- **DESCRIPTION OF THE TASK**: Find the string "diagram" in the data, then copy every line where it is found.

## Start DATA FOR THE TASK

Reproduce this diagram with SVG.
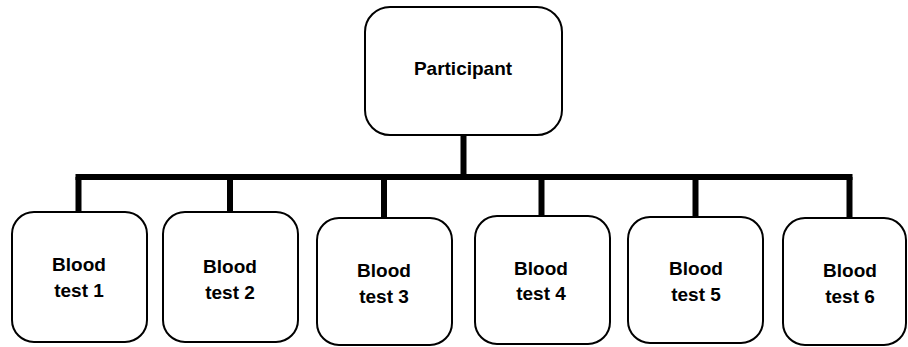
<svg xmlns="http://www.w3.org/2000/svg" width="908" height="347" viewBox="0 0 908 347">
<style>
.box{fill:#fff;stroke:#000;stroke-width:2}
.lbl{font-family:"Liberation Sans",Arial,sans-serif;font-weight:bold;font-size:19px;fill:#000;text-anchor:middle}
.con{stroke:#000;stroke-width:6;fill:none}
</style>
<rect width="908" height="347" fill="#fff"/>
<g id="connectors">
<line class="con" x1="463.5" y1="135" x2="463.5" y2="177"/>
<line class="con" x1="75.5" y1="177" x2="852.5" y2="177"/>
<line class="con" x1="78.5" y1="177" x2="78.5" y2="212"/>
<line class="con" x1="230" y1="177" x2="230" y2="212"/>
<line class="con" x1="384" y1="177" x2="384" y2="218"/>
<line class="con" x1="541.5" y1="177" x2="541.5" y2="216"/>
<line class="con" x1="695.5" y1="177" x2="695.5" y2="217"/>
<line class="con" x1="849.5" y1="177" x2="849.5" y2="218"/>
</g>
<g id="participant">
<rect class="box" x="365" y="7" width="197" height="128" rx="25"/>
<text class="lbl" x="463" y="75">Participant</text>
</g>
<g id="test1">
<rect class="box" x="12" y="212" width="135" height="130" rx="22"/>
<text class="lbl" x="79" y="271">Blood</text>
<text class="lbl" x="79" y="297">test 1</text>
</g>
<g id="test2">
<rect class="box" x="163" y="212" width="135" height="130" rx="22"/>
<text class="lbl" x="230" y="273">Blood</text>
<text class="lbl" x="230" y="299">test 2</text>
</g>
<g id="test3">
<rect class="box" x="317" y="218" width="135" height="127" rx="22"/>
<text class="lbl" x="384" y="277">Blood</text>
<text class="lbl" x="384" y="303">test 3</text>
</g>
<g id="test4">
<rect class="box" x="475" y="216" width="135" height="128" rx="22"/>
<text class="lbl" x="541" y="275">Blood</text>
<text class="lbl" x="541" y="300">test 4</text>
</g>
<g id="test5">
<rect class="box" x="628" y="217" width="135" height="126" rx="22"/>
<text class="lbl" x="696" y="275">Blood</text>
<text class="lbl" x="696" y="301">test 5</text>
</g>
<g id="test6">
<rect class="box" x="783" y="218" width="123" height="127" rx="22"/>
<text class="lbl" x="850" y="277">Blood</text>
<text class="lbl" x="850" y="303">test 6</text>
</g>
</svg>
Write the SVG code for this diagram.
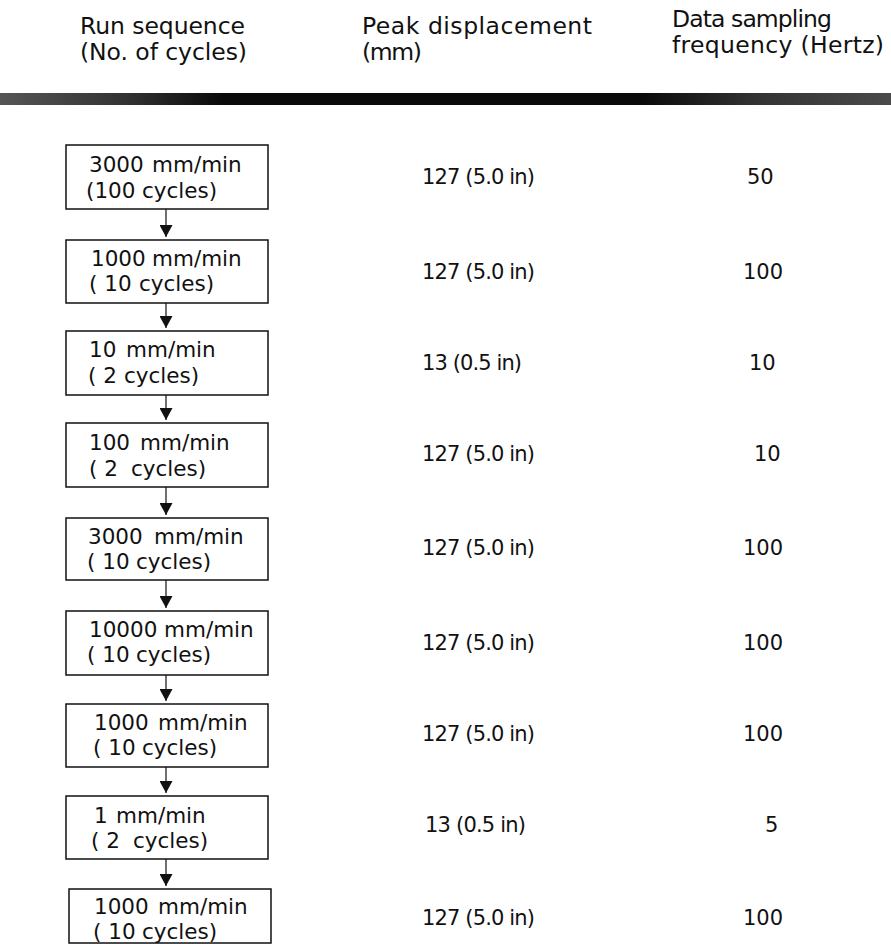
<svg xmlns="http://www.w3.org/2000/svg" width="891" height="944" viewBox="0 0 891 944">
<style>
  text { font-family: "DejaVu Sans", "Liberation Sans", sans-serif; fill: #111; }
  .hd { font-size: 23.5px; }
  .bx { font-size: 21.5px; }
  .val { font-size: 21px; }
  .box { fill: #fff; stroke: #111; stroke-width: 1.5; }
  .conn line { stroke: #111; stroke-width: 1.2; marker-end: url(#arr); }
</style>
<defs>
  <marker id="arr" markerUnits="userSpaceOnUse" markerWidth="13" markerHeight="13" refX="12" refY="6.5" orient="auto">
    <path d="M0,0 L12,6.5 L0,13 z" fill="#111"/>
  </marker>
  <linearGradient id="barg" x1="0" y1="0" x2="1" y2="0">
    <stop offset="0" stop-color="#555"/>
    <stop offset="0.14" stop-color="#333"/>
    <stop offset="0.25" stop-color="#0a0a0a"/>
    <stop offset="0.72" stop-color="#0a0a0a"/>
    <stop offset="0.85" stop-color="#333"/>
    <stop offset="1" stop-color="#4a4a4a"/>
  </linearGradient>
</defs>
<rect width="891" height="944" fill="#fff"/>

<g id="header">
  <text class="hd" x="80" y="34" textLength="165">Run sequence</text>
  <text class="hd" x="80" y="60" textLength="167">(No. of cycles)</text>
  <text class="hd" x="362" y="34" textLength="230">Peak displacement</text>
  <text class="hd" x="362" y="60" textLength="60">(mm)</text>
  <text class="hd" x="672" y="27" textLength="160">Data sampling</text>
  <text class="hd" x="672" y="53" textLength="212">frequency (Hertz)</text>
</g>
<rect id="bar" x="0" y="93" width="891" height="12" fill="url(#barg)"/>

<g class="conn" id="connectors">
  <line x1="166" y1="209" x2="166" y2="237"/>
  <line x1="166" y1="303" x2="166" y2="328"/>
  <line x1="166" y1="395" x2="166" y2="420"/>
  <line x1="166" y1="487" x2="166" y2="515"/>
  <line x1="166" y1="580" x2="166" y2="608"/>
  <line x1="166" y1="675" x2="166" y2="701"/>
  <line x1="166" y1="767" x2="166" y2="793"/>
  <line x1="166" y1="859" x2="166" y2="886"/>
</g>

<g id="n1">
  <rect class="box" x="66" y="145" width="202" height="64"/>
  <text class="bx" x="89" y="172">3000 <tspan x="152">mm/min</tspan></text>
  <text class="bx" x="86" y="198">(100 <tspan x="142">cycles)</tspan></text>
</g>
<g id="n2">
  <rect class="box" x="66" y="240" width="202" height="63"/>
  <text class="bx" x="91" y="266">1000 <tspan x="152">mm/min</tspan></text>
  <text class="bx" x="89" y="291">( 10 <tspan x="139">cycles)</tspan></text>
</g>
<g id="n3">
  <rect class="box" x="66" y="331" width="202" height="64"/>
  <text class="bx" x="89" y="357">10 <tspan x="126">mm/min</tspan></text>
  <text class="bx" x="88" y="383">( 2 <tspan x="124">cycles)</tspan></text>
</g>
<g id="n4">
  <rect class="box" x="66" y="423" width="202" height="64"/>
  <text class="bx" x="89" y="450">100 <tspan x="140">mm/min</tspan></text>
  <text class="bx" x="89" y="476">( 2 <tspan x="131">cycles)</tspan></text>
</g>
<g id="n5">
  <rect class="box" x="66" y="518" width="202" height="62"/>
  <text class="bx" x="88" y="544">3000 <tspan x="154">mm/min</tspan></text>
  <text class="bx" x="87" y="569">( 10 <tspan x="136">cycles)</tspan></text>
</g>
<g id="n6">
  <rect class="box" x="66" y="611" width="202" height="64"/>
  <text class="bx" x="89" y="637">10000 <tspan x="164">mm/min</tspan></text>
  <text class="bx" x="87" y="662">( 10 <tspan x="136">cycles)</tspan></text>
</g>
<g id="n7">
  <rect class="box" x="66" y="704" width="202" height="63"/>
  <text class="bx" x="94" y="730">1000 <tspan x="158">mm/min</tspan></text>
  <text class="bx" x="93" y="755">( 10 <tspan x="142">cycles)</tspan></text>
</g>
<g id="n8">
  <rect class="box" x="66" y="796" width="202" height="63"/>
  <text class="bx" x="94" y="823">1 <tspan x="116">mm/min</tspan></text>
  <text class="bx" x="91" y="848">( 2 <tspan x="133">cycles)</tspan></text>
</g>
<g id="n9">
  <rect class="box" x="69" y="889" width="202" height="54"/>
  <text class="bx" x="94" y="914">1000 <tspan x="158">mm/min</tspan></text>
  <text class="bx" x="93" y="939">( 10 <tspan x="142">cycles)</tspan></text>
</g>

<g id="displacement">
  <text class="val" x="422" y="184" textLength="113">127 (5.0 in)</text>
  <text class="val" x="422" y="279" textLength="113">127 (5.0 in)</text>
  <text class="val" x="422" y="370" textLength="100">13 (0.5 in)</text>
  <text class="val" x="422" y="461" textLength="113">127 (5.0 in)</text>
  <text class="val" x="422" y="555" textLength="113">127 (5.0 in)</text>
  <text class="val" x="422" y="650" textLength="113">127 (5.0 in)</text>
  <text class="val" x="422" y="741" textLength="113">127 (5.0 in)</text>
  <text class="val" x="425" y="832" textLength="101">13 (0.5 in)</text>
  <text class="val" x="422" y="925" textLength="113">127 (5.0 in)</text>
</g>

<g id="frequency">
  <text class="val" x="747" y="184">50</text>
  <text class="val" x="743" y="279">100</text>
  <text class="val" x="749" y="370">10</text>
  <text class="val" x="754" y="461">10</text>
  <text class="val" x="743" y="555">100</text>
  <text class="val" x="743" y="650">100</text>
  <text class="val" x="743" y="741">100</text>
  <text class="val" x="765" y="832">5</text>
  <text class="val" x="743" y="925">100</text>
</g>
</svg>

## End DATA FOR THE TASK

- **REPLY**:
Reproduce this diagram with SVG.
Write the SVG code for this diagram.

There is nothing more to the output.